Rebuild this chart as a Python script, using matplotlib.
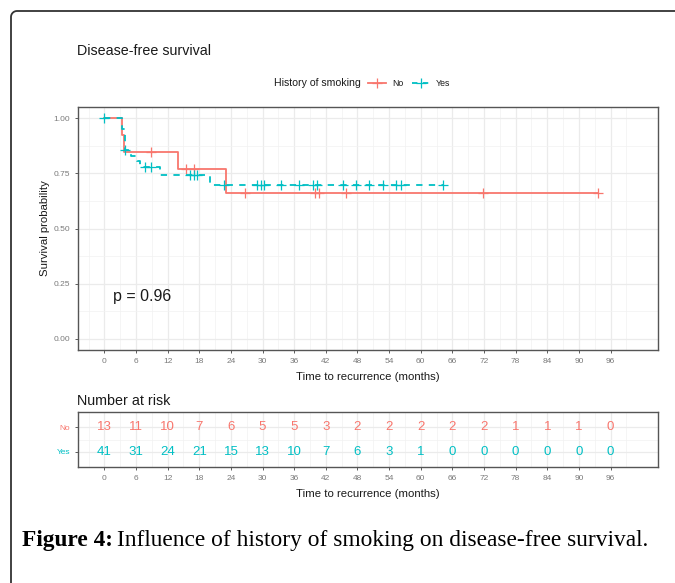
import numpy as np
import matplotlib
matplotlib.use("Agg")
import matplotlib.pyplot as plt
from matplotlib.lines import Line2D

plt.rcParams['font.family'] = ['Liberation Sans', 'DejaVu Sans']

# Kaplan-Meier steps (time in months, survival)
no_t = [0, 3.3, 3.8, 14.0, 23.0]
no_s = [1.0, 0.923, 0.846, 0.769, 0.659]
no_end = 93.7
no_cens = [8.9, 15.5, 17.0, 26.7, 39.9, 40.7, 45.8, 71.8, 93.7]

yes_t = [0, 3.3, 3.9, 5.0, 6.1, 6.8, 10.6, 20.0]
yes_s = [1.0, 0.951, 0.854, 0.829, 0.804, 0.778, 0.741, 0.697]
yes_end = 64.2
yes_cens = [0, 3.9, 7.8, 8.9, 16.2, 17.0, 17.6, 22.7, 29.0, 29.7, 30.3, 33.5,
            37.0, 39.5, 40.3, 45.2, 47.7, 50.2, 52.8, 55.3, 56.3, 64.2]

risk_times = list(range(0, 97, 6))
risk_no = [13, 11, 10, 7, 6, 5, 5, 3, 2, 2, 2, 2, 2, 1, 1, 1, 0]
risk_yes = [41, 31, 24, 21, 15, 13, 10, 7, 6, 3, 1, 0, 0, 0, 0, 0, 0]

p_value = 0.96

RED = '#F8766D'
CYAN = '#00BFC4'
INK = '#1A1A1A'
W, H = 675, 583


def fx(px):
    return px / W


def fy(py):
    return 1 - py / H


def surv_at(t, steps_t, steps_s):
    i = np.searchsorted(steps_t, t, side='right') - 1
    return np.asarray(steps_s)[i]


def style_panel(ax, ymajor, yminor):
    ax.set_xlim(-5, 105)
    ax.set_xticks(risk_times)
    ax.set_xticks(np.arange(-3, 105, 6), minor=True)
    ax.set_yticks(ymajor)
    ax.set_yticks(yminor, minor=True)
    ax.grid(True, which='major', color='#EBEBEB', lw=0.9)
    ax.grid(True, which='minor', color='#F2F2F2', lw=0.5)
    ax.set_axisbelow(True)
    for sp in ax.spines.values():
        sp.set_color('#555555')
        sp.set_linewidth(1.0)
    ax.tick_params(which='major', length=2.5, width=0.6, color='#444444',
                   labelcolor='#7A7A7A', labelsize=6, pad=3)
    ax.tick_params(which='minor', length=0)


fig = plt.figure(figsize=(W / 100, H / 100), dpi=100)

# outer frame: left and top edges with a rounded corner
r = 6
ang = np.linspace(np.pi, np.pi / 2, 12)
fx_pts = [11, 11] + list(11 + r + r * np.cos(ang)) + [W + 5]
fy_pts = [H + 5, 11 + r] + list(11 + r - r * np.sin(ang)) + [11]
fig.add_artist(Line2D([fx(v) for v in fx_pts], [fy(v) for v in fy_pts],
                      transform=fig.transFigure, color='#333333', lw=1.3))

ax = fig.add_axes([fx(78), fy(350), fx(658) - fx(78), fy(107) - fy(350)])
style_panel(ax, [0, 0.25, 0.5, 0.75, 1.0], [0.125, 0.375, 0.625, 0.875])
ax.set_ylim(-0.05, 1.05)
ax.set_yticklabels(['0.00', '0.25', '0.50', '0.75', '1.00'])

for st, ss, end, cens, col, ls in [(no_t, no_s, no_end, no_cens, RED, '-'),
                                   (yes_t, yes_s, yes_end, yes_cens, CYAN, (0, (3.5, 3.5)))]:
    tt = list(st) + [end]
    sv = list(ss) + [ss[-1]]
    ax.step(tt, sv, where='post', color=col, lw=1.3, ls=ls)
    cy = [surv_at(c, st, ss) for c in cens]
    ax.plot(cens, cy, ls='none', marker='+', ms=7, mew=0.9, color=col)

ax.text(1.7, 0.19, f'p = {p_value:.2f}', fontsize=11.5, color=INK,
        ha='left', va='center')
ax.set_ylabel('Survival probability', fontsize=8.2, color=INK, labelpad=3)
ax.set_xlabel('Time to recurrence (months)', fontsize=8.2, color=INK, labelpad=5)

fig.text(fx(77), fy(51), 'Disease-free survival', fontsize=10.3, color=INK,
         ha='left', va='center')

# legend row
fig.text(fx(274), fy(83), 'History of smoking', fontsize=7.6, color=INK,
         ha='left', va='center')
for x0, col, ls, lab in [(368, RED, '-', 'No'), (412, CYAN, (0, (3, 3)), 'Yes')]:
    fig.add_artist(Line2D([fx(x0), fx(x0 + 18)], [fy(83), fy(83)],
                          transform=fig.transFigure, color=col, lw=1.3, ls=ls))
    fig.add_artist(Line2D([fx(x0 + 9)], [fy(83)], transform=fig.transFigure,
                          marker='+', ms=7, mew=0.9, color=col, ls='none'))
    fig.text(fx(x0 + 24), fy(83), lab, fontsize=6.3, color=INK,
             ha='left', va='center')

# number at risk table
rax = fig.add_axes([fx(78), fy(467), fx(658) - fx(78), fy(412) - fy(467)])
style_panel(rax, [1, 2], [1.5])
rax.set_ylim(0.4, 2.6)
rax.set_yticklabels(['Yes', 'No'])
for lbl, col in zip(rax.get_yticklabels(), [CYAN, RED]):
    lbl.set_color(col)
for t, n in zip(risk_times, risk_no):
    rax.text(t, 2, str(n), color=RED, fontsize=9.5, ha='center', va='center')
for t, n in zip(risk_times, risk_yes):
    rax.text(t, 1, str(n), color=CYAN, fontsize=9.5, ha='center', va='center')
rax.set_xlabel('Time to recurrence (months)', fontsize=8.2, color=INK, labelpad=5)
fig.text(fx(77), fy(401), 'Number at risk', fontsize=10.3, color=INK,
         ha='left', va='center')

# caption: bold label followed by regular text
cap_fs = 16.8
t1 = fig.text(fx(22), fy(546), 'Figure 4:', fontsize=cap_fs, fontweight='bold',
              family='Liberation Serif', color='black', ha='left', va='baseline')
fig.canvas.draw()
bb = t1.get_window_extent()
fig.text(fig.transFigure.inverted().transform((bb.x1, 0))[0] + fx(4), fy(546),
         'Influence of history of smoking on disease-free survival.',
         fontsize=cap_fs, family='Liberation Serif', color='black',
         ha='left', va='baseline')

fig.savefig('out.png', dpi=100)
☆ ☆ ☆ ☆
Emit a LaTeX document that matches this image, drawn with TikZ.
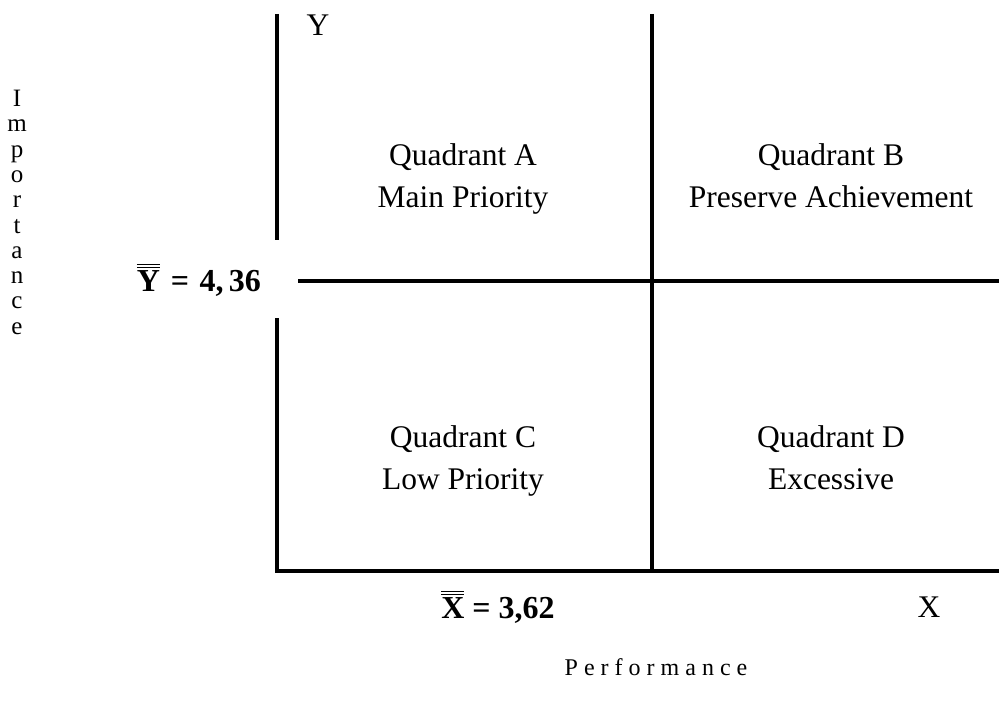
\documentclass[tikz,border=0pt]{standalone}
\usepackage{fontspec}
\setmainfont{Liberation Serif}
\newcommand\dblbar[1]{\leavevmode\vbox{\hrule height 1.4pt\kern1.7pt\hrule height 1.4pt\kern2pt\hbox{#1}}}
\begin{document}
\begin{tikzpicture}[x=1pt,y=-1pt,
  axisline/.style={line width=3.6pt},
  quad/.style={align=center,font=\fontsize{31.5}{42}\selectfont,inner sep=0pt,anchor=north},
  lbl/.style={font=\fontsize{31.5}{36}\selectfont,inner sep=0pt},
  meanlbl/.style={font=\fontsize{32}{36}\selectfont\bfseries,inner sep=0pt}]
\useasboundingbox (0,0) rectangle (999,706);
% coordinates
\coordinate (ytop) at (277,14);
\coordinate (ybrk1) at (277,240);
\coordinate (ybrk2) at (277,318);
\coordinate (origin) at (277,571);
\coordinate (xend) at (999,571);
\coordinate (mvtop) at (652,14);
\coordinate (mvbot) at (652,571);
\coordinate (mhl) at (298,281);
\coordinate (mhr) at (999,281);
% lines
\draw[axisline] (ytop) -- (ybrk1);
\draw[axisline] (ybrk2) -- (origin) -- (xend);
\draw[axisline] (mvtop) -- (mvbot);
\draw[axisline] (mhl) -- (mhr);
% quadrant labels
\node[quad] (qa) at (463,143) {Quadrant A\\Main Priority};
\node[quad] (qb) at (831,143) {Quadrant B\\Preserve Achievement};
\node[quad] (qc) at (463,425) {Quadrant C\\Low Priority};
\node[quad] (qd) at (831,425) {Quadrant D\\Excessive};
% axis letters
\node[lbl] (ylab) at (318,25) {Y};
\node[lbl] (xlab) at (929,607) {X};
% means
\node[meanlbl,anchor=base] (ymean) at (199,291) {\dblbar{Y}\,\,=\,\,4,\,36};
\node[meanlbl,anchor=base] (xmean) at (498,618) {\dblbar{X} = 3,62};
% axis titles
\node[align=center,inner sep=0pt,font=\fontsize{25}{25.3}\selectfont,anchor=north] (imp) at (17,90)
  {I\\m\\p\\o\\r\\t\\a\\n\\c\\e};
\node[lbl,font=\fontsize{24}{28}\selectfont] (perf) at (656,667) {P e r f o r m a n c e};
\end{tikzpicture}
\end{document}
☆ ☆ ☆ ☆
--- INSTRUCTIONS FOR THE TASK ---
Copy every line from the records above that contains the word "with".

--- CORRECT RESPONSE ---
# outer frame: left and top edges with a rounded corner
Emit a LaTeX document that matches this image, drawn with TikZ.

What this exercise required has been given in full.